= RECORDS FOR PROCESSING =
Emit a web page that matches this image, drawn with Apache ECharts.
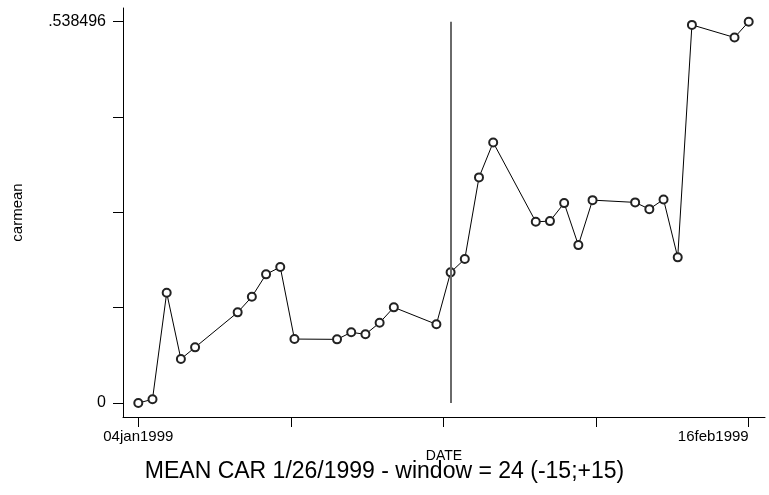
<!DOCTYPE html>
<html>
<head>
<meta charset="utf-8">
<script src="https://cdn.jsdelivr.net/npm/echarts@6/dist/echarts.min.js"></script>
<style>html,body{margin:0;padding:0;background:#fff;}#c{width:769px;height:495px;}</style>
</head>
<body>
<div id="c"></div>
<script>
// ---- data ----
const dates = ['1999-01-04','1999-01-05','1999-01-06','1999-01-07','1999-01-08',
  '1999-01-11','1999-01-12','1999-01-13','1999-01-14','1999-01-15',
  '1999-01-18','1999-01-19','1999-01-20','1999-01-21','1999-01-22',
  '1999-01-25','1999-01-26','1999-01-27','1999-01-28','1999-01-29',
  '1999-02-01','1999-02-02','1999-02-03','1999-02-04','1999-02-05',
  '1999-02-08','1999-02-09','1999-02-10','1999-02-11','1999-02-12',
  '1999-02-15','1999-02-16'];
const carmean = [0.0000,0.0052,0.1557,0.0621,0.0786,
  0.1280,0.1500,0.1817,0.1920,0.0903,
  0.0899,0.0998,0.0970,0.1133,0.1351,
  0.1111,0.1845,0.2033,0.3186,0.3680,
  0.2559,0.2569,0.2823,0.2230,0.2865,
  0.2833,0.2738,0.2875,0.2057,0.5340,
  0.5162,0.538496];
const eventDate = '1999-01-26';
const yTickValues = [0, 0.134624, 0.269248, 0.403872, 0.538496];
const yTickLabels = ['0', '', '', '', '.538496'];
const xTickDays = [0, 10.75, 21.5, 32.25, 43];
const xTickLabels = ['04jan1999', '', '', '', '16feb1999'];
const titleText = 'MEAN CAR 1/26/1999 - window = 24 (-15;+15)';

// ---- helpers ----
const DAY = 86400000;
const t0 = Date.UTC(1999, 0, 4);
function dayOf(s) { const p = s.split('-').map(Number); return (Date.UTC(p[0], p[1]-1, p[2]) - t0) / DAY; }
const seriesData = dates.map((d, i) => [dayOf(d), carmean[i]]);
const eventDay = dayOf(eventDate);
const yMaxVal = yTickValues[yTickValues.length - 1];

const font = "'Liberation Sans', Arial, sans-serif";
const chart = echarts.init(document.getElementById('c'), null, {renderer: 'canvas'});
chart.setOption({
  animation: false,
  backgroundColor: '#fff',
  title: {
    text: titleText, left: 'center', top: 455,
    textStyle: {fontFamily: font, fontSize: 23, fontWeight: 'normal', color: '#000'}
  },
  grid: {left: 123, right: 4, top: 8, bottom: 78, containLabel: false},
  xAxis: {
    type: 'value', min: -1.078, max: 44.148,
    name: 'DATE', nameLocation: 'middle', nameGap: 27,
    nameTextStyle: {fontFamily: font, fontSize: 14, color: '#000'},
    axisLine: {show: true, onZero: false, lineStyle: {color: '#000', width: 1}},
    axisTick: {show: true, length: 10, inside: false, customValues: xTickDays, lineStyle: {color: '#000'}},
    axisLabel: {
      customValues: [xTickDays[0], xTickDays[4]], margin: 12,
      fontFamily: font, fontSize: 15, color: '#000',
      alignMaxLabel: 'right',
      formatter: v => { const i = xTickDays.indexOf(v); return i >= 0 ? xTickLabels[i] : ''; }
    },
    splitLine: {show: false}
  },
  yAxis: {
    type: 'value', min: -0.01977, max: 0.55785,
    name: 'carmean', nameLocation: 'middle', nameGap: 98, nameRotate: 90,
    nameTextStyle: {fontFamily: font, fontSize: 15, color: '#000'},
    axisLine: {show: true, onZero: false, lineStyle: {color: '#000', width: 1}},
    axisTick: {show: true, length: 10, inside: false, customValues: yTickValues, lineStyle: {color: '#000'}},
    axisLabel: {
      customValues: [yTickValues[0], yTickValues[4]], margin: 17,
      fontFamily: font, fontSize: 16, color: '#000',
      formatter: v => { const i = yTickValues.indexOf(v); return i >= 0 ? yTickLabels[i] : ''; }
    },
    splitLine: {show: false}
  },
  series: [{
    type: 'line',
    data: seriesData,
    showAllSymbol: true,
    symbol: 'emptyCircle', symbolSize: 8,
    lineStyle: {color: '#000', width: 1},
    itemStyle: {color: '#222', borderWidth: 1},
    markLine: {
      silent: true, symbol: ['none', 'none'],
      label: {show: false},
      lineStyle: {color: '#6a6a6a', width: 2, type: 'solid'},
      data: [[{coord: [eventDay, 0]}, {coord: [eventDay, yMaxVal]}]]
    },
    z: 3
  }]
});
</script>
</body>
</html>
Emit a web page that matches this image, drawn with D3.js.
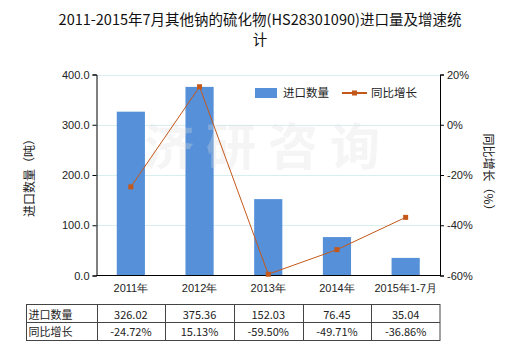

= WHAT YOU SHOULD DO =
Restate the records above in full, word for word. Keep pictures out.

= RESPONSE TO THE EXERCISE =
Emit a web page that matches this image, drawn with Apache ECharts.
<!DOCTYPE html>
<html>
<head>
<meta charset="utf-8">
<script src="https://cdn.jsdelivr.net/npm/echarts@6/dist/echarts.min.js"></script>
<style>html,body{margin:0;padding:0;background:#fff;}#c{width:769px;height:495px;}</style>
</head>
<body>
<div id="c"></div>
<script>
// ---- data ----
const dates = ['1999-01-04','1999-01-05','1999-01-06','1999-01-07','1999-01-08',
  '1999-01-11','1999-01-12','1999-01-13','1999-01-14','1999-01-15',
  '1999-01-18','1999-01-19','1999-01-20','1999-01-21','1999-01-22',
  '1999-01-25','1999-01-26','1999-01-27','1999-01-28','1999-01-29',
  '1999-02-01','1999-02-02','1999-02-03','1999-02-04','1999-02-05',
  '1999-02-08','1999-02-09','1999-02-10','1999-02-11','1999-02-12',
  '1999-02-15','1999-02-16'];
const carmean = [0.0000,0.0052,0.1557,0.0621,0.0786,
  0.1280,0.1500,0.1817,0.1920,0.0903,
  0.0899,0.0998,0.0970,0.1133,0.1351,
  0.1111,0.1845,0.2033,0.3186,0.3680,
  0.2559,0.2569,0.2823,0.2230,0.2865,
  0.2833,0.2738,0.2875,0.2057,0.5340,
  0.5162,0.538496];
const eventDate = '1999-01-26';
const yTickValues = [0, 0.134624, 0.269248, 0.403872, 0.538496];
const yTickLabels = ['0', '', '', '', '.538496'];
const xTickDays = [0, 10.75, 21.5, 32.25, 43];
const xTickLabels = ['04jan1999', '', '', '', '16feb1999'];
const titleText = 'MEAN CAR 1/26/1999 - window = 24 (-15;+15)';

// ---- helpers ----
const DAY = 86400000;
const t0 = Date.UTC(1999, 0, 4);
function dayOf(s) { const p = s.split('-').map(Number); return (Date.UTC(p[0], p[1]-1, p[2]) - t0) / DAY; }
const seriesData = dates.map((d, i) => [dayOf(d), carmean[i]]);
const eventDay = dayOf(eventDate);
const yMaxVal = yTickValues[yTickValues.length - 1];

const font = "'Liberation Sans', Arial, sans-serif";
const chart = echarts.init(document.getElementById('c'), null, {renderer: 'canvas'});
chart.setOption({
  animation: false,
  backgroundColor: '#fff',
  title: {
    text: titleText, left: 'center', top: 455,
    textStyle: {fontFamily: font, fontSize: 23, fontWeight: 'normal', color: '#000'}
  },
  grid: {left: 123, right: 4, top: 8, bottom: 78, containLabel: false},
  xAxis: {
    type: 'value', min: -1.078, max: 44.148,
    name: 'DATE', nameLocation: 'middle', nameGap: 27,
    nameTextStyle: {fontFamily: font, fontSize: 14, color: '#000'},
    axisLine: {show: true, onZero: false, lineStyle: {color: '#000', width: 1}},
    axisTick: {show: true, length: 10, inside: false, customValues: xTickDays, lineStyle: {color: '#000'}},
    axisLabel: {
      customValues: [xTickDays[0], xTickDays[4]], margin: 12,
      fontFamily: font, fontSize: 15, color: '#000',
      alignMaxLabel: 'right',
      formatter: v => { const i = xTickDays.indexOf(v); return i >= 0 ? xTickLabels[i] : ''; }
    },
    splitLine: {show: false}
  },
  yAxis: {
    type: 'value', min: -0.01977, max: 0.55785,
    name: 'carmean', nameLocation: 'middle', nameGap: 98, nameRotate: 90,
    nameTextStyle: {fontFamily: font, fontSize: 15, color: '#000'},
    axisLine: {show: true, onZero: false, lineStyle: {color: '#000', width: 1}},
    axisTick: {show: true, length: 10, inside: false, customValues: yTickValues, lineStyle: {color: '#000'}},
    axisLabel: {
      customValues: [yTickValues[0], yTickValues[4]], margin: 17,
      fontFamily: font, fontSize: 16, color: '#000',
      formatter: v => { const i = yTickValues.indexOf(v); return i >= 0 ? yTickLabels[i] : ''; }
    },
    splitLine: {show: false}
  },
  series: [{
    type: 'line',
    data: seriesData,
    showAllSymbol: true,
    symbol: 'emptyCircle', symbolSize: 8,
    lineStyle: {color: '#000', width: 1},
    itemStyle: {color: '#222', borderWidth: 1},
    markLine: {
      silent: true, symbol: ['none', 'none'],
      label: {show: false},
      lineStyle: {color: '#6a6a6a', width: 2, type: 'solid'},
      data: [[{coord: [eventDay, 0]}, {coord: [eventDay, yMaxVal]}]]
    },
    z: 3
  }]
});
</script>
</body>
</html>
Emit a web page that matches this image, drawn with D3.js.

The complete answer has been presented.